Usually, tax payers will want taxable events to occur in the same tax year for both countries.  However, in some cases, timing a transaction so that it occurs in different tax years between the U.S. and the country of residence may offer an opportunity for strategic cross-border tax optimization—but also the potential for costly tax mistakes.

4. Taking Advantage of Tax-Loss Selling in a Cross-Border Environment

Smart U.S. investment planning includes exploiting the tax benefits of tax-loss selling before the year’s end. In a purely U.S. tax context, realized losses can be used to offset taxable gains elsewhere in the portfolio. When losses exceed gains, up to $3,000 of capital losses can be used to reduce taxable earned income and any remaining unused loss can be carried forward for use in future years. Therefore, tax-loss selling is normally an unambiguously effective technique to reduce the amount of taxes owed.

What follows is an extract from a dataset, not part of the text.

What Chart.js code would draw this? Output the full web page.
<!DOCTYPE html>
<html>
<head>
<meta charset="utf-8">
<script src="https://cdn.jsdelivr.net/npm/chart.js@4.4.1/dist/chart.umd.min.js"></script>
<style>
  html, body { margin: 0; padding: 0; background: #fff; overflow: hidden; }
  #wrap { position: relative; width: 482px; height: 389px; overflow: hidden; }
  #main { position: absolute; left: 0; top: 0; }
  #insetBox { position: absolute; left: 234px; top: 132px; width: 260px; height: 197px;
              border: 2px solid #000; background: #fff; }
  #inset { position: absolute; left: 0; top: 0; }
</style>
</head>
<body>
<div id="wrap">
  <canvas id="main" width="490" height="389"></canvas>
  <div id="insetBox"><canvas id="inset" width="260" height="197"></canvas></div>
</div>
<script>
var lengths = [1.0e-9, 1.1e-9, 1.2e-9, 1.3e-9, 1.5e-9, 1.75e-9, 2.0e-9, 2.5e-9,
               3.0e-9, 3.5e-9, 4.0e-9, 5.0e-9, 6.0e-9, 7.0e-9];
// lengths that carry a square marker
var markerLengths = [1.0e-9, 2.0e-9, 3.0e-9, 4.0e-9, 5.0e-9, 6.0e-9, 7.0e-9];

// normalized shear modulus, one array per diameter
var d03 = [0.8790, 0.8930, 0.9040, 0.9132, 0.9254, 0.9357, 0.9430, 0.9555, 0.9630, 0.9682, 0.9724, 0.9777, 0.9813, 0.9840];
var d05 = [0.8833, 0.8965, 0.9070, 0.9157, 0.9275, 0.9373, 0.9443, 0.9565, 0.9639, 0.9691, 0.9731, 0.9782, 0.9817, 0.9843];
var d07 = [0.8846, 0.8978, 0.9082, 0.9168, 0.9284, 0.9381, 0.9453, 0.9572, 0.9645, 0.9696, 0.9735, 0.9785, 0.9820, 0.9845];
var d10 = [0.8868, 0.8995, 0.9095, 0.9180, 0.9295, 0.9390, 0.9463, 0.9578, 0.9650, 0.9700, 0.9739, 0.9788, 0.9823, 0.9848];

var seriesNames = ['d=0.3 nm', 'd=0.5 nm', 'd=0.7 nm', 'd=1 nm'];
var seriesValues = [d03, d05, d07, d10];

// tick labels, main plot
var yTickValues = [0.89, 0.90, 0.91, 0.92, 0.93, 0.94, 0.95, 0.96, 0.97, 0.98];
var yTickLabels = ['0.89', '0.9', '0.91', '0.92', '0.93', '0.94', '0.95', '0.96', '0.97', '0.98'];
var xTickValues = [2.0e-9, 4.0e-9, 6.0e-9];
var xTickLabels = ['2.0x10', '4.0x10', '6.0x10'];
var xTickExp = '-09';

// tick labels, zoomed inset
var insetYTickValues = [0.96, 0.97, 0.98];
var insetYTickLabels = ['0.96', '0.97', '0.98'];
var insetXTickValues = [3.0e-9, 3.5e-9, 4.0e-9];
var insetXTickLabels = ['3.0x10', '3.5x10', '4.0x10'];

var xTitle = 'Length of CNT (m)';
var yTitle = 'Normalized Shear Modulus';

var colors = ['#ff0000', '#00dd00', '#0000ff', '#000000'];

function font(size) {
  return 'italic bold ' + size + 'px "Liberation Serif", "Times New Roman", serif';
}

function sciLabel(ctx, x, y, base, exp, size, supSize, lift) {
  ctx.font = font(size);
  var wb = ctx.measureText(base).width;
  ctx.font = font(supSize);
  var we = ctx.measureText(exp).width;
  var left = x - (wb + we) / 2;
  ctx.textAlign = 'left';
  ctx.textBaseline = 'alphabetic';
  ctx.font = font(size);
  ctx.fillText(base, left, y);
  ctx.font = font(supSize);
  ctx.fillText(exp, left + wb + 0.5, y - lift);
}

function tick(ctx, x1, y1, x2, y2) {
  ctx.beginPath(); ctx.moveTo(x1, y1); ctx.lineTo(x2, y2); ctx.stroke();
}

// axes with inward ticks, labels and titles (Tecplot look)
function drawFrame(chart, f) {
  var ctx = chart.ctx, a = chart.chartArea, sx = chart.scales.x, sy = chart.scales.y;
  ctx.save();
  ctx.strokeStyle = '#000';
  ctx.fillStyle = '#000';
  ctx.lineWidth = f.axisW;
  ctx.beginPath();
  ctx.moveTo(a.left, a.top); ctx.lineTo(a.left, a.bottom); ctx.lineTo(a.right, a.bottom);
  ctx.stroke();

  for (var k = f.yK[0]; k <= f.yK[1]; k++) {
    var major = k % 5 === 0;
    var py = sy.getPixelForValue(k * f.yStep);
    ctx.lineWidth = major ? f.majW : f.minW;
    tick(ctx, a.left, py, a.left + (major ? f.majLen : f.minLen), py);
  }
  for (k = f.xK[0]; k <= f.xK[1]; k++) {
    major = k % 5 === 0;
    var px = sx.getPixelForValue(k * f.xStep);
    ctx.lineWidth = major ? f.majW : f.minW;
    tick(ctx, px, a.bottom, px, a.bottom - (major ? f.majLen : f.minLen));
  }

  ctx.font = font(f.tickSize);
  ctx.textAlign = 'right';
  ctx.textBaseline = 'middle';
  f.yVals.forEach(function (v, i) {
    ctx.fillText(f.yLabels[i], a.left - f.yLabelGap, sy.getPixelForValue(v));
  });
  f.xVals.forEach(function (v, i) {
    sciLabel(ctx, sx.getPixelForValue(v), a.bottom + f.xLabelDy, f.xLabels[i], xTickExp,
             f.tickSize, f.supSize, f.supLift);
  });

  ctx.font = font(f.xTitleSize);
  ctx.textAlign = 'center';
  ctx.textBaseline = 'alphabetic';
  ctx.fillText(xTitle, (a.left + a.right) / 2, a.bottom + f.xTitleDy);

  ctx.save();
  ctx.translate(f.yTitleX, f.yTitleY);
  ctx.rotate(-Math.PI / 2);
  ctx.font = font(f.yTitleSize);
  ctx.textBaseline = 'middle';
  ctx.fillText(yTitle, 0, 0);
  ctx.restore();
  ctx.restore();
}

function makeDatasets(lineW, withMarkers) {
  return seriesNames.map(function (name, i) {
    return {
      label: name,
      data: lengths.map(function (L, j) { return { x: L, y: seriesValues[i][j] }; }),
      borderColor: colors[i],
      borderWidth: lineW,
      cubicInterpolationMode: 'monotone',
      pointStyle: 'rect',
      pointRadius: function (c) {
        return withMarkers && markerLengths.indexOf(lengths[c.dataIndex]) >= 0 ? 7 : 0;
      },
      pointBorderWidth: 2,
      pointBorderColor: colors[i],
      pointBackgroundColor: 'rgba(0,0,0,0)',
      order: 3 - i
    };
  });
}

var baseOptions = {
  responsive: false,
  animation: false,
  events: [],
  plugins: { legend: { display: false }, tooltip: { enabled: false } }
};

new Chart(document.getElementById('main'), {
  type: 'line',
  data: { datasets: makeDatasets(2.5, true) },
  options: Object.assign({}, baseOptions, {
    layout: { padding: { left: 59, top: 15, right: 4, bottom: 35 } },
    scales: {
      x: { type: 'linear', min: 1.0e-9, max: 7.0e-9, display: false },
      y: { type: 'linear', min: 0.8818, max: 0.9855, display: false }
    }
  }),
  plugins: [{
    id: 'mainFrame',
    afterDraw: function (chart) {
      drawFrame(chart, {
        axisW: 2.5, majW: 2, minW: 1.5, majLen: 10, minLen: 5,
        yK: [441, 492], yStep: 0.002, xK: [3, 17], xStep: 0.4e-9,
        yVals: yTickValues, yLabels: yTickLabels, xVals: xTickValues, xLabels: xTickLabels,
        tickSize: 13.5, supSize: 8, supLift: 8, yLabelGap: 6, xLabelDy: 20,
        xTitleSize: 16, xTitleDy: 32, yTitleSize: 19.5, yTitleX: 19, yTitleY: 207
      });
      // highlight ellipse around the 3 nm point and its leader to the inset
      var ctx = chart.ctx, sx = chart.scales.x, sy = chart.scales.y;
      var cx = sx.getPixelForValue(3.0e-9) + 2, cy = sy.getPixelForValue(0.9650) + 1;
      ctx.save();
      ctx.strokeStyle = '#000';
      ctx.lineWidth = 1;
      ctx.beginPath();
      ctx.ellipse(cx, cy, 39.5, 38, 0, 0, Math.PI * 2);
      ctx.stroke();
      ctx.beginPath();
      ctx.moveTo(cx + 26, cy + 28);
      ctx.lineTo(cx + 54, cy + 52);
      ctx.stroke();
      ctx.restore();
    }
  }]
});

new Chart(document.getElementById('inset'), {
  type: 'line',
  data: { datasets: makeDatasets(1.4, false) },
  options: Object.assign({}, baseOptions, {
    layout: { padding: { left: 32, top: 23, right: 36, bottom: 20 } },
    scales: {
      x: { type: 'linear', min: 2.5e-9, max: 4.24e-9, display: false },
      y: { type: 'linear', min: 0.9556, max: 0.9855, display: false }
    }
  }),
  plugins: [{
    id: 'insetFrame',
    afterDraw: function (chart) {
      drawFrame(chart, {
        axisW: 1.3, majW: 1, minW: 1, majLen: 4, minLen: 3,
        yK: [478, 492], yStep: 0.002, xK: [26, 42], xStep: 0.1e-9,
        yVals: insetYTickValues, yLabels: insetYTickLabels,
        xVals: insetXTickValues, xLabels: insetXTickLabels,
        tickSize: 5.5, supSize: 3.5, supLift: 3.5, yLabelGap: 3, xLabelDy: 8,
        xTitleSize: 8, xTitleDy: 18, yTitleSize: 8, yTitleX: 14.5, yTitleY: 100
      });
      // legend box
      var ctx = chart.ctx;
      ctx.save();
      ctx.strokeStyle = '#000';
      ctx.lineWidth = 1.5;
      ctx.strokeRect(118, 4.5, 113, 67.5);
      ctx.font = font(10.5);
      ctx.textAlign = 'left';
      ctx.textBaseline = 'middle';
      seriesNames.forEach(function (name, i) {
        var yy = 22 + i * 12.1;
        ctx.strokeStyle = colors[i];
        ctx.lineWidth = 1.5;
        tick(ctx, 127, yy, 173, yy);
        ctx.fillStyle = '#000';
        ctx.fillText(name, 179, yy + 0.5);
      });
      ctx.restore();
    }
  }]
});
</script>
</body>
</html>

U.S. expat investors may lose the benefit of tax-loss selling once local tax rules are factored in. In some cases, the effect of tax-loss selling may increase the net tax owed. For example, when more losses are realized than can be used to offset capital gains elsewhere in the portfolio, U.S. rules will apply up to $3,000 dollars of the loss against earned income, thereby reducing taxable earned income. For an American in Germany (or in other high-tax countries), however, the calculation is very different. German rules will not allow the   capital loss to reduce taxable earned income. Therefore, no tax benefit in Germany accrues from the loss. U.S. taxable income is reduced, but this produces no benefit normally because higher German tax rates mean that the entire U.S. liability is eliminated with foreign tax credits from taxes paid in Germany. This would be true with or without the reduction in U.S. taxable earned income because of the capital loss carry over. The benefit of the excess tax-loss that accrues in a pure U.S. tax environment is negated by German tax rules. However, the full extent of the problem is not just that no tax benefit accrues. Tax-loss selling is beneficial because it accelerates losses in order to reduce current taxation. It implies, however, that the loss will no longer be available to offset future gains and future capital gains will therefore be higher. So, if the loss is forfeited without benefit in the current tax year, the net result will be to increase rather than decrease the overall tax burden.

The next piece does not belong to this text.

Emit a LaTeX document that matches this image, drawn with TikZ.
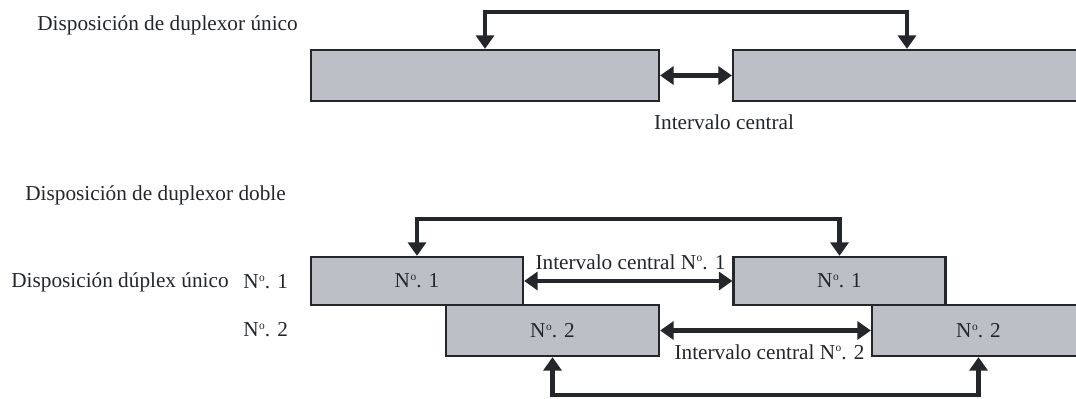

In some countries, however, a standard U.S.   tax-loss selling strategy may still work. Hong Kong, for example, has low tax rates, only taxes locally-sourced income, and does not have capital gains tax. For U.S. expats earning above the Foreign Earned Income Exclusion limit (currently $101,300), accumulating excess tax losses will generally reduce their net U.S.-Hong Kong combined tax liability. This is true because lower Hong Kong tax rates are never sufficient to offset U.S. tax obligations. Carrying forward unused losses will generate further tax benefits in subsequent years until the losses are used up.

Another hidden peril in applying standard U.S. tax-loss selling strategies is that a U.S. loss may be a gain when accounted for in the currency of the U.S. expat’s local currency. Capital gains in the U.S. and most foreign jurisdictions are calculated as the difference between the market value of an investment and the original cost basis (price paid). Since the basis must be calculated based on historical exchange rates at the time the investment was purchased, a loss for tax purposes in one country may be a gain for tax purposes in the other country. This is especially true if there has been a large change in relative currency values during the period the investment was owned.

For example, an American investor resident and taxable in the UK may own an investment that has suffered a significant loss and is ripe for tax-loss selling under U.S. rules. However, when the basis and the sale price is recalculated in pounds, the loss might very well turn into a gain for U.K. tax purposes. Therefore, the unintended outcome of selling the investment is to create an unexpected U.K. tax liability with no offsetting U.S. tax benefit.